Tuesday, May 4, 2010

Deep Thoughts on North Carolina's Proposed Budget, Jail Costs and Guilford County Finances, by Scott Yost

"State Budget Woes Passed on to County

...if the governor's new proposed budget passed as is, the state would begin charging Guilford County a fee for jail inspections...something that, in the past, the state has always done at no charge to the county.

...the governor's proposed budget...calls for an increase in the non-federal share costs for adult home monitoring.

In the proposed new arrangement the county and state would each pay 25 percent of the cost not picked up by the federal government. That move, once implemented in all 100 counties, would cost the counties a total of about $525,000.

The State of North Carolina is also proposing to increase the percentage counties pay for programs that place orphans in permanent homes – a move that would transfer a $683,000 expense from the state to the counties.

...In the past, the state has been paying county sheriff's departments $40 a day when a county is keeping inmates that are rightfully state inmates...There's been talk among state officials of reducing that $40 per day rate to about half that..."

Scott D. Yost
Rhino


"Astronomical Jail Costs Keep On Rising

...it's becoming clear to commissioners and county staff that the real story isn't the cost of building the jail, but instead the recurring annual cost it's going to take to operate it. Right now no one is hazarding a guess as to how much that will be – the $10 million is just to staff the jail.

...wide-eyed county commissioners and county staff heard Barnes say he would need to hire 166 new employees to staff the jail at a cost of $8.5 million, which didn't cover any of the other costs of operating the giant 1,000-bed jail.

...when Barnes and a majority of Guilford County commissioners were trying to sell the voters on the new jail, jail advocates never discussed in any detail how to pay to run the jail – because it wasn't in their interest to have that discussion.

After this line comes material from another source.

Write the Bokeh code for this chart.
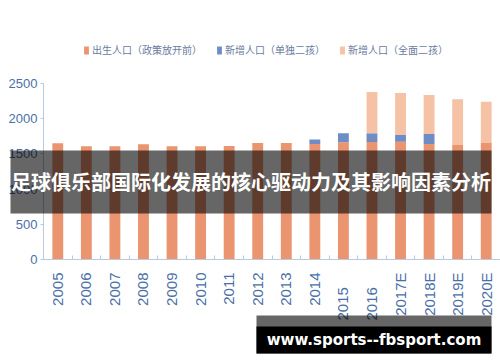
from bokeh.plotting import figure
from bokeh.models import (Range1d, Legend, LegendItem, LabelSet, LinearAxis,
                          FixedTicker, Label, BoxAnnotation, ColumnDataSource)
from bokeh.core.properties import value, field
from bokeh.embed import file_html
from bokeh.resources import INLINE

categories = ["2005", "2006", "2007", "2008", "2009", "2010", "2011", "2012",
              "2013", "2014", "2015", "2016", "2017E", "2018E", "2019E", "2020E"]
births_before = [1650, 1608, 1608, 1636, 1608, 1608, 1613, 1656,
                 1656, 1642, 1664, 1670, 1674, 1642, 1628, 1656]
added_single = [0, 0, 0, 0, 0, 0, 0, 0,
                0, 61, 128, 122, 96, 139, 0, 0]
added_universal = [0, 0, 0, 0, 0, 0, 0, 0,
                   0, 0, 0, 588, 595, 556, 650, 586]
series_names = ["出生人口（政策放开前）", "新增人口（单独二孩）", "新增人口（全面二孩）"]
y_ticks = [0, 500, 1000, 1500, 2000, 2500]
banner_text = "足球俱乐部国际化发展的核心驱动力及其影响因素分析"
watermark_text = "www.sports--fbsport.com"

colors = ["#ea9470", "#6f8dc4", "#f6c2a6"]
axis_color = "#b8c9e1"
tick_text_color = "#4a6fa8"

W, H = 500, 362
n = len(categories)
pos = [i + 0.5 for i in range(n)]           # category centres on the x scale

source = ColumnDataSource(dict(x=pos, cat=categories, b=births_before,
                               s=added_single, u=added_universal))

# frame covers the whole canvas; axes are pinned inside it
plot_left, plot_right, y0_px, y_top_px = 43, 500, 259, 83
cat_px = (plot_right - plot_left) / n
units_per_px = 2500 / (y0_px - y_top_px)
p = figure(width=W, height=H,
           x_range=Range1d(-plot_left / cat_px, (W - plot_left) / cat_px),
           y_range=Range1d(-(H - y0_px) * units_per_px, y0_px * units_per_px),
           x_axis_type=None, y_axis_type=None,
           output_backend="svg", toolbar_location=None,
           min_border_left=0, min_border_right=0,
           min_border_top=0, min_border_bottom=0)
p.outline_line_color = None
p.grid.visible = False
p.background_fill_color = "white"
p.border_fill_color = "white"

renderers = p.vbar_stack(["b", "s", "u"], x="x", width=0.38, color=colors,
                         line_color=None, source=source)

# y axis
yaxis = LinearAxis(fixed_location=0, bounds=(0, 2500), ticker=FixedTicker(ticks=y_ticks),
                   axis_line_color=axis_color, major_tick_line_color=axis_color,
                   major_tick_out=3, major_tick_in=0, minor_tick_line_color=None,
                   major_label_standoff=3,
                   major_label_text_font="Liberation Sans",
                   major_label_text_font_size="13px",
                   major_label_text_color=tick_text_color)
p.add_layout(yaxis, "left")

# x axis: line with small inward ticks at category boundaries
xaxis = LinearAxis(fixed_location=0, bounds=(0, n),
                   ticker=FixedTicker(ticks=list(range(1, n))),
                   axis_line_color=axis_color, major_tick_line_color=axis_color,
                   major_tick_in=4, major_tick_out=0, minor_tick_line_color=None,
                   major_label_text_color=None, major_label_text_font_size="1px")
p.add_layout(xaxis, "below")

# category labels, vertical (2015/2016 sit lower, as in the source image)
low_labels = {"2015", "2016"}
lab_src = ColumnDataSource(dict(
    x=pos, cat=categories,
    y=[42 if c in low_labels else 90 for c in categories],
    align=["left" if c in low_labels else "right" for c in categories],
))
xlabels = LabelSet(x="x", y="y", y_units="screen", text="cat", source=lab_src,
                   angle=1.5708, text_align=field("align"), text_baseline="middle",
                   text_font=value("Liberation Sans"), text_font_size="15px",
                   text_color=tick_text_color)
p.add_layout(xlabels)

# legend
legend = Legend(items=[LegendItem(label=nm, renderers=[r])
                       for nm, r in zip(series_names, renderers)],
                orientation="horizontal", location=(83, 305),
                glyph_width=6, glyph_height=10, label_standoff=3, spacing=14,
                padding=0, margin=0, border_line_color=None,
                background_fill_alpha=0,
                label_text_font="Noto Sans CJK SC", label_text_font_size="10px",
                label_text_color="#6b7ba0")
p.add_layout(legend)

# banner overlay
p.add_layout(BoxAnnotation(left=10, right=491, bottom=149, top=212,
                           left_units="screen", right_units="screen",
                           bottom_units="screen", top_units="screen",
                           fill_color="black", fill_alpha=0.6, line_color=None,
                           level="overlay"))
p.add_layout(Label(x=250.5, y=181, x_units="screen", y_units="screen",
                   text=banner_text, text_align="center", text_baseline="middle",
                   text_font="Noto Sans CJK SC", text_font_style="bold",
                   text_font_size="20px", text_color="white", level="overlay"))

# watermark
p.add_layout(BoxAnnotation(left=256, right=491, bottom=9, top=47,
                           left_units="screen", right_units="screen",
                           bottom_units="screen", top_units="screen",
                           fill_color="black", fill_alpha=0.6, line_color=None,
                           level="overlay"))
p.add_layout(BoxAnnotation(left=256, right=491, bottom=9, top=36,
                           left_units="screen", right_units="screen",
                           bottom_units="screen", top_units="screen",
                           fill_color="black", fill_alpha=1.0, line_color=None,
                           level="overlay"))
p.add_layout(Label(x=373.5, y=23, x_units="screen", y_units="screen",
                   text=watermark_text, text_align="center", text_baseline="middle",
                   text_font="DejaVu Sans", text_font_style="bold",
                   text_font_size="15px", text_color="white", level="overlay"))

open("out.html", "w").write(file_html(p, INLINE))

Voters would have realized that, in addition to the giant price tag for constructing the jail, there was also a giant cost for running the jail – a cost that will now reoccur year after year.

...The county will pay about $5 million a year for 20 years to service the jail bond debt.

...There are other costs involved as well that were never really discussed before the jail bond passed; for instance, there will be a large added cost – in one form or another – to fix the parking problem the new jail creates.

...a recent study done for the City of Greensboro that projects the cost of a large new downtown parking deck to be between $6 million and $10 million."